Mickey Kaus of Slate's Kausfiles argues that advocates of gay marriage are mistaken if they think that Brokeback Mountain's playing well in blue enclaves within red states heralds some sort of cultural shift, as some claim. It's a long piece with a fair measure of Kaus's queasiness toward gays but a caution worth considering, when Kaus warns:

If you think the visceral straight male reaction against male homosexual sex has effectively disappeared-look at Plano, etc. -you won't spend a lot of time trying to figure out the possible deep-seated, even innate, sources of resistance to liberalization, and you'll tend to be surprised and baffled by their persistence. At worst, you'll pass them off as sheer redneck bigotry-a proven way to lose the red states for good.

Andrew Sullivan responds that:

[A]ssuming a huge, overnight shift in sentiment toward gay men is foolhardy.

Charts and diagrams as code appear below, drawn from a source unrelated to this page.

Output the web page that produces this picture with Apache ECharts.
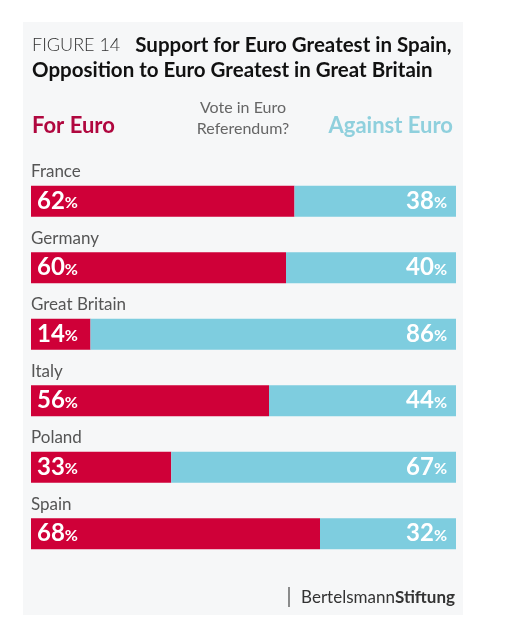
<!DOCTYPE html>
<html>
<head>
<meta charset="utf-8">
<script src="https://cdn.jsdelivr.net/npm/echarts@6/dist/echarts.min.js"></script>
<style>
  html, body { margin: 0; padding: 0; background: #fff; }
  #chart { width: 505px; height: 625px; }
</style>
</head>
<body>
<div id="chart"></div>
<script>
  var countries = ['France', 'Germany', 'Great Britain', 'Italy', 'Poland', 'Spain'];
  var forEuro = [62, 60, 14, 56, 33, 68];
  var againstEuro = [38, 40, 86, 44, 67, 32];

  var RED = '#cf0038';
  var BLUE = '#7ecddf';
  var FONT = 'Lato';

  var myChart = echarts.init(document.getElementById('chart'));

  function pctLabel(p) {
    return '{v|' + p.value + '}{p|%}';
  }
  var valRich = {
    v: { color: '#fff', fontFamily: FONT, fontWeight: 'bold', fontSize: 24 },
    p: { color: '#fff', fontFamily: FONT, fontWeight: 'bold', fontSize: 16, padding: [4, 0, 0, 0] }
  };

  var option = {
    backgroundColor: '#fff',
    animation: false,
    graphic: [
      { type: 'rect', z: -10, shape: { x: 23, y: 22, width: 440, height: 593 }, style: { fill: '#f6f7f8' } },
      { type: 'line', shape: { x1: 289, y1: 587, x2: 289, y2: 607 }, style: { stroke: '#444', lineWidth: 1.2 } }
    ],
    title: [
      {
        left: 32, top: 33, padding: 0,
        text: '{a|FIGURE 14}   {b|Support for Euro Greatest in Spain,}\n{b|Opposition to Euro Greatest in Great Britain}',
        textStyle: {
          rich: {
            a: { fontFamily: FONT, fontWeight: 300, fontSize: 18, color: '#333', lineHeight: 25 },
            b: { fontFamily: FONT, fontWeight: 'bold', fontSize: 20.5, color: '#111', lineHeight: 25 }
          }
        }
      },
      {
        left: 32, top: 115, padding: 0,
        text: 'For Euro',
        textStyle: { fontFamily: FONT, fontWeight: 'bold', fontSize: 22, color: '#b0073f' }
      },
      {
        left: 243, top: 97, textAlign: 'center', padding: 0,
        text: 'Vote in Euro\nReferendum?',
        textStyle: { fontFamily: FONT, fontWeight: 'normal', fontSize: 16, color: '#666', lineHeight: 21, align: 'center' }
      },
      {
        right: 52, top: 115, padding: 0,
        text: 'Against Euro',
        textStyle: { fontFamily: FONT, fontWeight: 'bold', fontSize: 22, color: '#8fd0dd' }
      },
      {
        right: 50, top: 589, padding: 0,
        text: '{a|Bertelsmann}{b|Stiftung}',
        textStyle: {
          rich: {
            a: { fontFamily: FONT, fontWeight: 'normal', fontSize: 17, color: '#333' },
            b: { fontFamily: FONT, fontWeight: 'bold', fontSize: 17, color: '#333' }
          }
        }
      }
    ],
    grid: { left: 31, right: 49, top: 168, height: 399, containLabel: false },
    xAxis: {
      type: 'value', min: 0, max: 100,
      show: false
    },
    yAxis: {
      type: 'category',
      data: countries,
      inverse: true,
      axisLine: { show: false },
      axisTick: { show: false },
      splitLine: { show: false },
      axisLabel: {
        inside: true,
        margin: 0,
        verticalAlign: 'bottom',
        padding: [0, 0, 21, 0],
        fontFamily: FONT,
        fontSize: 17,
        color: '#555'
      }
    },
    series: [
      {
        name: 'For Euro', type: 'bar', stack: 'vote',
        data: forEuro, barWidth: 31,
        itemStyle: { color: RED },
        label: { show: true, position: 'insideLeft', distance: 6, formatter: pctLabel, rich: valRich }
      },
      {
        name: 'Against Euro', type: 'bar', stack: 'vote',
        data: againstEuro, barWidth: 31,
        itemStyle: { color: BLUE },
        label: { show: true, position: 'insideRight', distance: 9, formatter: pctLabel, rich: valRich }
      }
    ]
  };
  myChart.setOption(option);
</script>
</body>
</html>
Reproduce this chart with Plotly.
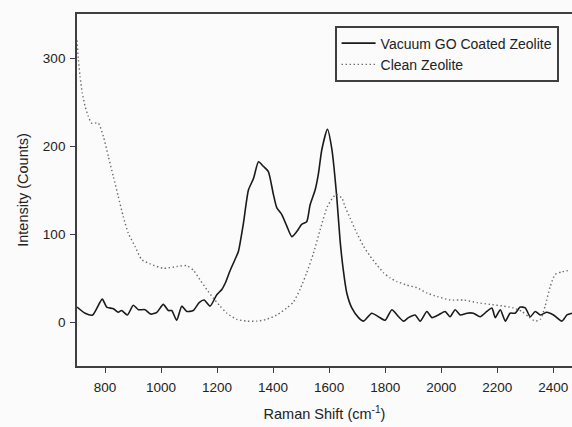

At the same time, the pace of change these past couple of decades is astonishing. And can I really be blamed for being heartened by the way in which so many people, including many straight men, now seem able to deal with the idea of gay love?

Sullivan also scores a well-placed point about "putting love at the core of gay identity, rather than merely sex (while not being anti-sex at the same time)." I'd argue that while social conservatives may be focused on gay sex, gay activists have misstepped by single-mindedly focusing on "rights talk," either in the sense of access to government benefits or as an abstract call for "equality" (as Dale Carpenter explains so well here).

Love, however, is something much more comprehensible to those not typically predisposed to the liberal line. And that's my thought for this Valentine's Day.